Software Job Growth Accelerates About 600,000 New Jobs Were Added During 1996
The software industry contributed one-sixth of all jobs created by the U.S. economy last year, and workers who took those positions earned more than twice the wage of average Americans, a new study shows.
The industry contributed about 600,000 of the 3.6 million jobs added by the economy last year, and it’s poised to create almost twice as many positions in the decade ahead, according to the Business Software Alliance, which represents the industry.
What’s more, those jobs pay an average of $60,000 a year - more than twice the national average of $27,900.
“The software industry provides among the most highly paid and highly skilled jobs in the U.S. economy,” the report said.

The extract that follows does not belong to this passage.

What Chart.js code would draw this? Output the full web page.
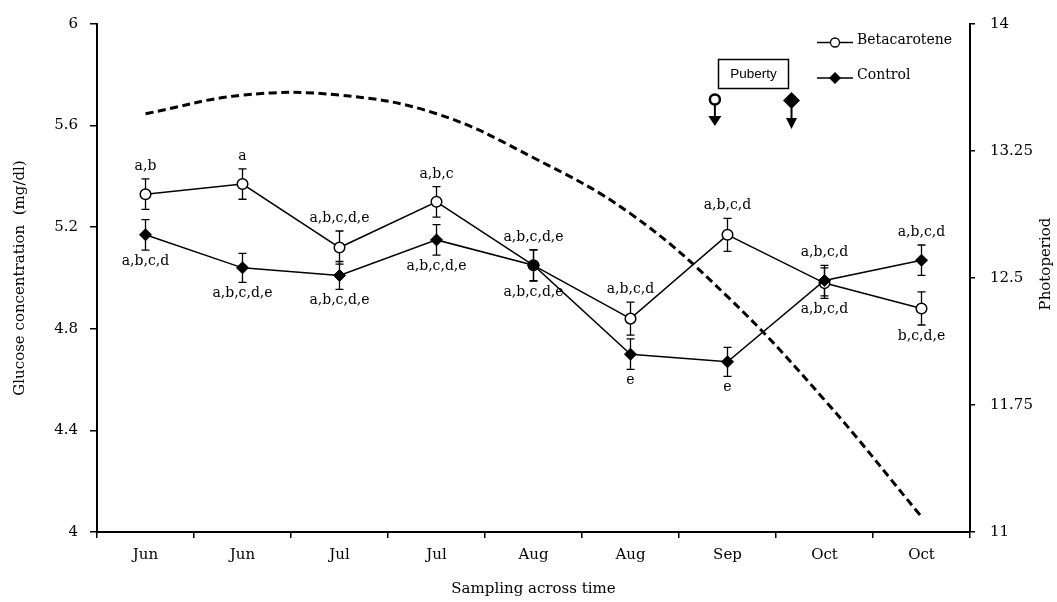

The study suggests that, contrary to popular conceptions, most of the jobs created by the U.S. economy in recent years aren’t for burger-flippers.
“It’s the knowledge jobs, the skilled workers in factories that companies cannot find enough of,” said John Challenger, executive vice president of Challenger, Gray & Christmas, a Chicago job placement firm.
The study’s release was timed to coincide with a visit to Washington by computer company executives, who met with lawmakers.
The software study shows the industry paid more than $36.4 billion in wages in 1996, and that’s expected to double by 2005 as employers step up hiring to meet increased demand for computer software. “There is a limited number of computer science graduate students,” Microsoft Chairman Bill Gates said last week. “Anybody coming out of the background is going to find it easy to find a job.”
The American software industry grew by 12.5 percent a year over the last six years, and it’s expected to continue to expand at double-digit rates in years ahead. Employment alone should grow by 5.8 percent a year over the next eight years, according to the study.